Digital document management revolutionizes the management of information and provides the ability to rapidly find, retrieve, and share all the documents in your repository. So what is digital document management and how does it works? What are the essential components of an enterprise-level digital document management system, and the technical issues you must consider?
Digital Document Management
The process of digital document management begins with the conversion of paper or other documents into digitized images. These images can be easily organized and quickly retrieved, indexed, and archived. When files are scanned or electronically converted, a high-resolution digital copy is stored on a hard drive or optical disc. Templates, or electronic index cards, can associate information, such as author, reference number, date created, or key words, with a document. Files can still be viewed, printed, shared, and stored. Which documents users can read and what actions they can perform on these documents depend on the level of security that the system administrator has assigned to them.

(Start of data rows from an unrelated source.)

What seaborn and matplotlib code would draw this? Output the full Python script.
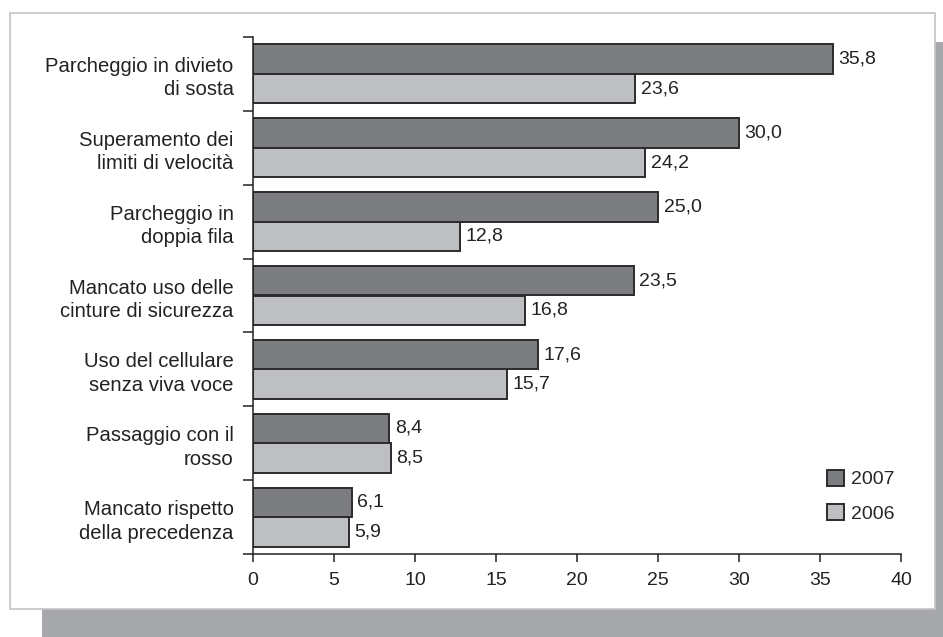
import numpy as np
import pandas as pd
import matplotlib
matplotlib.use("Agg")
import matplotlib.pyplot as plt
from matplotlib.patches import Rectangle, Patch
import seaborn as sns

categories = [
    "Parcheggio in divieto\ndi sosta",
    "Superamento dei\nlimiti di velocità",
    "Parcheggio in\ndoppia fila",
    "Mancato uso delle\ncinture di sicurezza",
    "Uso del cellulare\nsenza viva voce",
    "Passaggio con il\nrosso",
    "Mancato rispetto\ndella precedenza",
]
years = ["2007", "2006"]
values_2007 = [35.8, 30.0, 25.0, 23.5, 17.6, 8.4, 6.1]
values_2006 = [23.6, 24.2, 12.8, 16.8, 15.7, 8.5, 5.9]
x_ticks = [0, 5, 10, 15, 20, 25, 30, 35, 40]

sns.set_style("white")
plt.rcParams["font.family"] = ["Liberation Sans", "DejaVu Sans"]
plt.rcParams["font.size"] = 14

df = pd.DataFrame({
    "categoria": categories * 2,
    "anno": [years[0]] * len(categories) + [years[1]] * len(categories),
    "valore": values_2007 + values_2006,
})

colors = {"2007": "#7c7d81", "2006": "#bebfc2"}
edge = "#2b2b2b"
ink = "#222222"

W, H = 943, 637
fig = plt.figure(figsize=(W / 100, H / 100), dpi=100)

# framed panel with drop shadow, kept behind the axes
fig.patches.append(Rectangle((42 / W, 0), 1 - 42 / W, 1 - 42 / H,
                             transform=fig.transFigure, facecolor="#a7a8ab",
                             edgecolor="none", zorder=-3))
fig.patches.append(Rectangle((10 / W, 1 - 609 / H), (935 - 10) / W, (609 - 13) / H,
                             transform=fig.transFigure, facecolor="white",
                             edgecolor="#c4c4c4", linewidth=1.2, zorder=-2))

ax = fig.add_axes([253 / W, 1 - 554 / H, (901 - 253) / W, (554 - 37) / H])
ax.set_facecolor("none")

sns.barplot(data=df, y="categoria", x="valore", hue="anno", hue_order=years,
            order=categories, orient="h", palette=colors, saturation=1,
            edgecolor=edge, linewidth=1.4, width=0.8, ax=ax, legend=False)

for container, vals in zip(ax.containers, [values_2007, values_2006]):
    ax.bar_label(container, labels=[f"{v:.1f}".replace(".", ",") for v in vals],
                 padding=4, fontsize=14, color=ink)

ax.set_xlim(0, 40)
ax.set_ylim(6.5, -0.5)
ax.set_xticks(x_ticks)
ax.set_xticklabels([str(t) for t in x_ticks])
ax.set_yticks(range(len(categories)))
ax.set_yticklabels(categories, linespacing=1.3)
ax.set_yticks(np.arange(-0.5, len(categories), 1), minor=True)
ax.tick_params(axis="y", which="major", left=True, length=0, pad=14,
               labelsize=14.6, labelcolor=ink)
ax.tick_params(axis="y", which="minor", left=True, length=7.5, width=1.1,
               color=ink, direction="out")
ax.tick_params(axis="x", which="major", bottom=True, length=6, width=1.1, color=ink,
               pad=7, labelsize=14, labelcolor=ink, direction="out")
ax.set_xlabel("")
ax.set_ylabel("")

for side in ("top", "right"):
    ax.spines[side].set_visible(False)
for side in ("left", "bottom"):
    ax.spines[side].set_color(ink)
    ax.spines[side].set_linewidth(1.1)

handles = [Patch(facecolor=colors[y], edgecolor=edge, linewidth=1.4, label=y) for y in years]
ax.legend(handles=handles, loc="upper left", bbox_to_anchor=(827 / W, 1 - 470 / H),
          bbox_transform=fig.transFigure, frameon=False, fontsize=14,
          handlelength=0.85, handleheight=0.85, handletextpad=0.4,
          labelspacing=0.8, borderpad=0, borderaxespad=0)

fig.savefig("out.png", dpi=100)
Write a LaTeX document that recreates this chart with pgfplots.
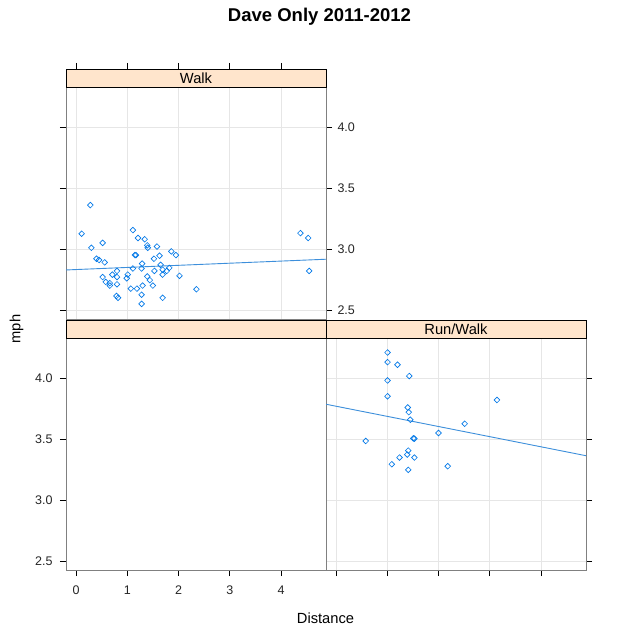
\documentclass[border=0pt]{standalone}
\usepackage{pgfplots}
\pgfplotsset{compat=1.18}
\usepackage{fontspec}
\setmainfont{Liberation Sans}
\definecolor{strip}{HTML}{FFE5CC}
\definecolor{pt}{HTML}{0078E8}
\definecolor{fitline}{HTML}{3D8FDB}
\definecolor{frame}{HTML}{808080}
\definecolor{gridc}{HTML}{E6E6E6}
\newcommand\ticksize{\fontsize{12.5}{14}\selectfont}
\newcommand\labsize{\fontsize{14.7}{17}\selectfont}
\pgfplotsset{
  panel/.style={scale only axis, width=260pt, height=232pt, anchor=south west,
    xmin=-0.195, xmax=4.878, ymin=2.426, ymax=4.328,
    xtick={0,1,2,3,4}, ytick={2.5,3,3.5,4},
    tick align=outside, major tick length=6pt,
    axis line style={draw=frame, line width=0.8pt},
    major tick style={black, line width=0.7pt},
    ticklabel style={font=\ticksize, text=black!85},
    /pgf/number format/assume math mode=true,
    yticklabel style={/pgf/number format/fixed, /pgf/number format/fixed zerofill, /pgf/number format/precision=1},
    xticklabel style={yshift=-6.5pt},
    major grid style={gridc, line width=0.8pt},
    clip=true,
  },
  stripax/.style={scale only axis, width=260pt, height=18pt, anchor=south west,
    xmin=-0.195, xmax=4.878, ymin=0, ymax=1, ytick=\empty,
    axis background/.style={fill=strip},
    axis line style={draw=black, line width=0.8pt},
    tick align=outside, major tick length=6pt,
    major tick style={black, line width=0.7pt},
  },
  pts/.style={only marks, mark=square, mark size=2pt,
    mark options={rotate=45, draw=pt, line width=0.65pt, fill=none}},
  fit/.style={no marks, fitline, line width=0.9pt},
}
\begin{document}
\begin{tikzpicture}[x=1pt,y=1pt]
\fill[white] (0,0) rectangle (640,638);
\useasboundingbox (0,0) rectangle (640,638);

% Top-left panel: Walk
\begin{axis}[panel, at={(66pt,319pt)}, grid=major,
  major x tick style={draw=none}, xticklabels={},
  ytick pos=both, yticklabel pos=right,
  yticklabel style={xshift=2pt}]
\addplot[pts] coordinates {
(0.11,3.125) (0.28,3.36) (0.30,3.01) (0.52,3.05) (0.40,2.92) (0.45,2.91)
(0.56,2.89) (0.52,2.77) (0.58,2.73) (0.66,2.72) (0.66,2.70) (0.71,2.79)
(0.80,2.82) (0.80,2.77) (0.80,2.71) (0.79,2.615) (0.82,2.60) (0.99,2.76)
(1.01,2.79) (1.07,2.675) (1.11,3.155) (1.11,2.84) (1.15,2.95) (1.17,2.95)
(1.19,2.675) (1.21,3.09) (1.29,2.88) (1.28,2.84) (1.30,2.70) (1.28,2.625)
(1.28,2.55) (1.34,3.08) (1.39,3.03) (1.40,3.01) (1.39,2.775) (1.44,2.745)
(1.50,2.70) (1.52,2.92) (1.53,2.82) (1.58,3.02) (1.63,2.945) (1.65,2.87)
(1.69,2.83) (1.69,2.79) (1.69,2.60) (1.77,2.82) (1.82,2.845) (1.86,2.98)
(1.95,2.95) (2.02,2.78) (2.35,2.67) (4.38,3.13) (4.53,3.09) (4.55,2.82)
};
\addplot[fit] coordinates {(-0.195,2.828) (4.878,2.916)};
\end{axis}
\begin{axis}[stripax, at={(66pt,551pt)}, xtick={0,1,2,3,4}, xtick pos=upper, xticklabels={}]
\node[font=\labsize] at (rel axis cs:0.5,0.5) {Walk};
\end{axis}

% Bottom-left panel (empty)
\begin{axis}[panel, at={(66pt,68pt)},
  xtick pos=lower, ytick pos=left,
  yticklabel style={xshift=-4pt}]
\end{axis}
\begin{axis}[stripax, at={(66pt,300pt)}, xtick=\empty]
\end{axis}

% Bottom-right panel: Run/Walk
\begin{axis}[panel, at={(326pt,68pt)}, grid=major,
  xtick pos=lower, xticklabels={}, ytick pos=right, yticklabels={}]
\addplot[pts] coordinates {
(1.006,4.209) (1.006,4.13) (1.20,4.109) (1.43,4.016) (1.006,3.98) (1.006,3.85)
(1.40,3.758) (1.42,3.72) (1.45,3.658) (2.51,3.625) (3.14,3.82) (2.00,3.549)
(1.51,3.505) (1.53,3.503) (0.58,3.484) (1.41,3.405) (1.39,3.372) (1.24,3.348)
(1.53,3.348) (1.09,3.293) (2.18,3.277) (1.41,3.247)
};
\addplot[fit] coordinates {(-0.195,3.785) (4.878,3.363)};
\end{axis}
\begin{axis}[stripax, at={(326pt,300pt)}, xtick=\empty]
\node[font=\labsize] at (rel axis cs:0.5,0.5) {Run/Walk};
\end{axis}

% Titles and labels
\node[anchor=base, font=\bfseries\fontsize{18.5}{22}\selectfont] at (319.5,616) {Dave Only 2011-2012};
\node[anchor=base, font=\labsize] at (325.5,14.7) {Distance};
\node[anchor=base, rotate=90, font=\labsize] at (20.5,309) {mph};
\end{tikzpicture}
\end{document}
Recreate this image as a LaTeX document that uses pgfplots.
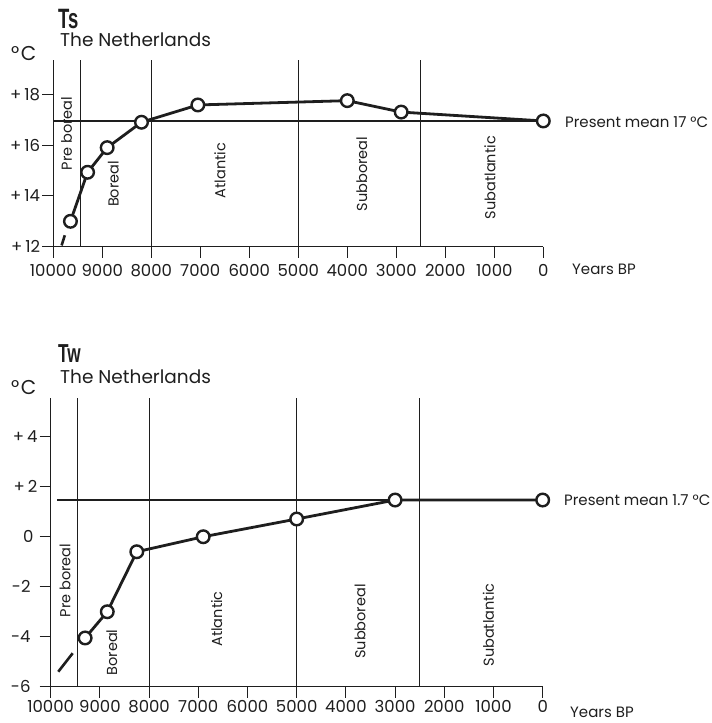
\documentclass[border=0pt]{standalone}
\usepackage{pgfplots}
\pgfplotsset{compat=1.18}
\usepackage{fontspec}
\setmainfont{Poppins}
\newfontfamily\condfont{Liberation Sans}
\usepackage{graphicx}
\definecolor{ink}{HTML}{1E1E1E}
\newcommand{\tfont}{\fontsize{15bp}{18bp}\selectfont}
\newcommand{\kfont}{\fontsize{16.5bp}{19bp}\selectfont}
\newcommand{\pfont}{\fontsize{14.5bp}{16bp}\selectfont}
\newcommand{\hfont}{\fontsize{18.5bp}{21bp}\selectfont}
\newcommand{\dC}{\fontsize{20bp}{22bp}\selectfont °\kern1.5bp C}
\newcommand{\pl}{+\kern3bp}
\tikzset{per/.style={rotate=90, font=\pfont, text=ink, inner sep=0}}
\pgfplotsset{
  chart/.style={
    scale only axis, anchor=south west, x dir=reverse, xmin=0, xmax=10000,
    axis x line*=bottom, axis y line*=left,
    axis line style={-, line width=1.1bp, ink},
    xtick={0,1000,...,10000},
    tick align=outside, major tick length=11bp,
    tick style={line width=1.1bp, ink},
    xtick pos=bottom, ytick pos=left,
    scaled x ticks=false,
    /pgf/number format/1000 sep={},
    /pgf/number format/assume math mode=true,
    tick label style={font=\kfont, text=ink},
    xticklabel style={inner sep=2bp},
    yticklabel style={inner sep=2bp},
    clip=false,
  },
  dataline/.style={ink, line width=2.8bp, mark=*, mark size=6.3bp,
    mark options={fill=white, draw=ink, line width=2.4bp}},
  thinline/.style={ink, line width=1.1bp, forget plot},
}
\begin{document}
\begin{tikzpicture}
\path[use as bounding box] (0bp,0bp) rectangle (712bp,-723bp);
% ---------------- Ts ----------------
\begin{axis}[chart,
  at={(53.3bp,-246.7bp)}, width=490bp, height=186.7bp,
  ymin=12, ymax=19.35,
  ytick={12,14,16,18}, yticklabels={\pl 12,\pl 14,\pl 16,\pl 18},
  xticklabel style={yshift=-4bp},
]
\addplot[thinline] coordinates {(9450,12) (9450,19.35)};
\addplot[thinline] coordinates {(8000,12) (8000,19.35)};
\addplot[thinline] coordinates {(5000,12) (5000,19.35)};
\addplot[thinline] coordinates {(2500,12) (2500,19.35)};
\addplot[thinline] coordinates {(10000,16.95) (0,16.95)};
\addplot[ink, line width=2.6bp] coordinates {(9830,12.05) (9765,12.45)};
\addplot[dataline] coordinates {
  (9650,13.0) (9300,14.93) (8900,15.9) (8200,16.9) (7050,17.58)
  (4000,17.75) (2900,17.3) (0,16.95)};
\node[per] at (axis cs:9727,16.46) {Pre boreal};
\node[per] at (axis cs:8776,14.47) {Boreal};
\node[per] at (axis cs:6598,15.0) {Atlantic};
\node[per] at (axis cs:3706,14.86) {Subboreal};
\node[per] at (axis cs:1088,14.72) {Subatlantic};
\end{axis}
\node[anchor=base west, inner sep=0, text=ink] at (58bp,-28bp) {\scalebox{0.66}[1]{\condfont\bfseries\fontsize{28bp}{30bp}\selectfont Ts}};
\node[anchor=base west, inner sep=0, text=ink] at (60bp,-46.7bp) {\hfont The Netherlands};
\node[anchor=base west, inner sep=0, text=ink] at (11bp,-60bp) {\dC};
\node[anchor=base west, inner sep=0, text=ink] at (565bp,-127bp) {\tfont Present mean 17 °C};
\node[anchor=base west, inner sep=0, text=ink] at (572bp,-274bp) {\tfont Years BP};
% ---------------- Tw ----------------
\begin{axis}[chart,
  at={(50.7bp,-686.7bp)}, width=492bp, height=288.4bp,
  ymin=-6, ymax=5.54,
  ytick={-6,-4,-2,0,2,4},
  yticklabels={-6\kern7bp,-4\kern7bp,-2\kern7bp,0\kern4bp,\pl 2,\pl 4},
]
\addplot[thinline] coordinates {(9450,-6) (9450,5.54)};
\addplot[thinline] coordinates {(8000,-6) (8000,5.54)};
\addplot[thinline] coordinates {(5000,-6) (5000,5.54)};
\addplot[thinline] coordinates {(2500,-6) (2500,5.54)};
\addplot[thinline] coordinates {(9870,1.47) (0,1.47)};
\addplot[ink, line width=2.6bp] coordinates {(9846,-5.4) (9553,-4.66)};
\addplot[dataline] coordinates {
  (9300,-4.05) (8850,-3.0) (8250,-0.6) (6900,0.0) (5000,0.71)
  (3000,1.47) (0,1.47)};
\node[per] at (axis cs:9709,-1.75) {Pre boreal};
\node[per] at (axis cs:8760,-4.63) {Boreal};
\node[per] at (axis cs:6626,-3.29) {Atlantic};
\node[per] at (axis cs:3714,-3.39) {Subboreal};
\node[per] at (axis cs:1104,-3.53) {Subatlantic};
\end{axis}
\node[anchor=base west, inner sep=0, text=ink] at (58bp,-362bp) {\scalebox{0.66}[1]{\condfont\bfseries\fontsize{26bp}{28bp}\selectfont Tw}};
\node[anchor=base west, inner sep=0, text=ink] at (60bp,-383.3bp) {\hfont The Netherlands};
\node[anchor=base west, inner sep=0, text=ink] at (11bp,-394bp) {\dC};
\node[anchor=base west, inner sep=0, text=ink] at (564bp,-505bp) {\tfont Present mean 1.7 °C};
\node[anchor=base west, inner sep=0, text=ink] at (570bp,-717bp) {\tfont Years BP};
\end{tikzpicture}
\end{document}
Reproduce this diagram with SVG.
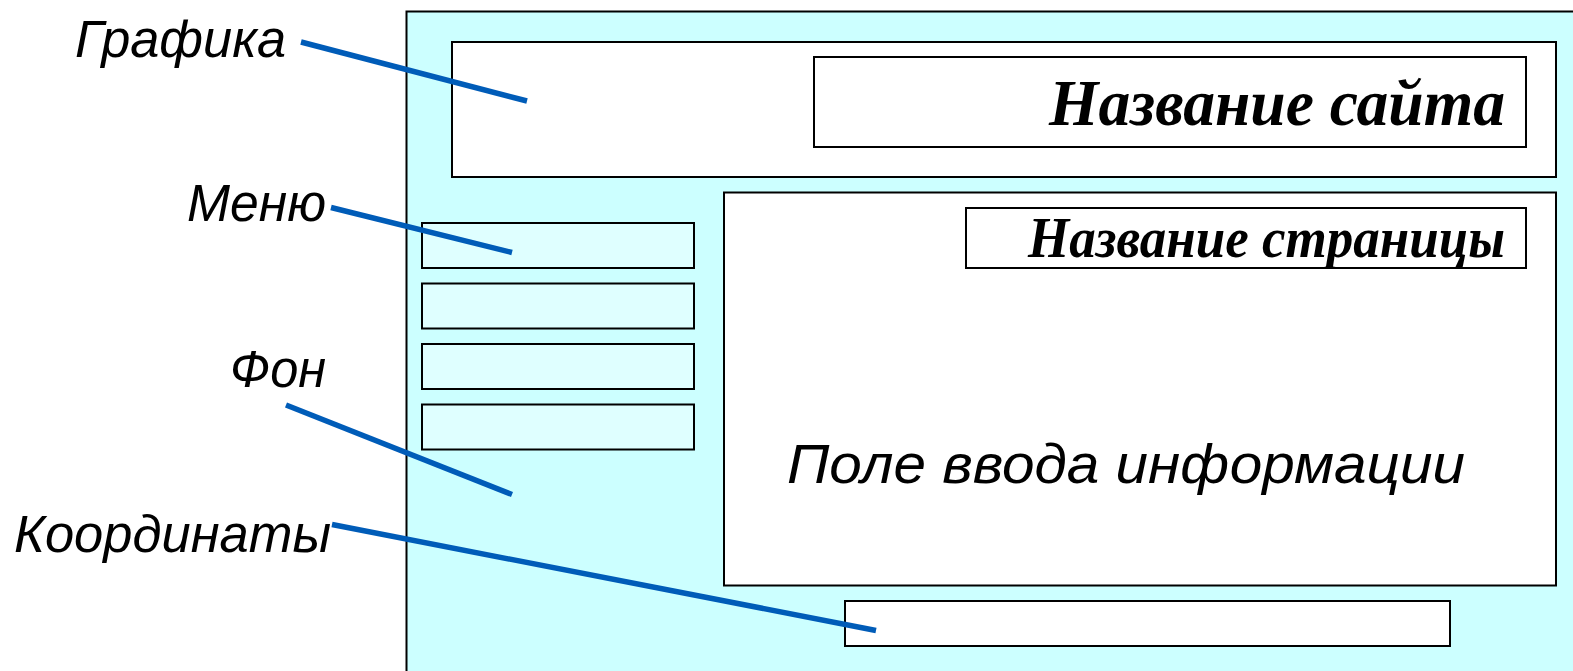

Digital document management represents a significant advance over storing information on paper. No longer just ink on a page, the document becomes active content after processing by Optical Character Recognition (OCR) technology. A document management system should offer effective search tools for document retrieval, including full-text search, template field searches, and a visual filing scheme that permits users to browse for documents. The best systems will allow you to find documents using a combination of all three methods.
Document management leverages the value of paper documents. Files can still be viewed, printed, shared, and stored, but with digital document management, these files have the enormous advantage of having active content. You can easily search files with active content, and you can create workflow rules to automatically route files to users.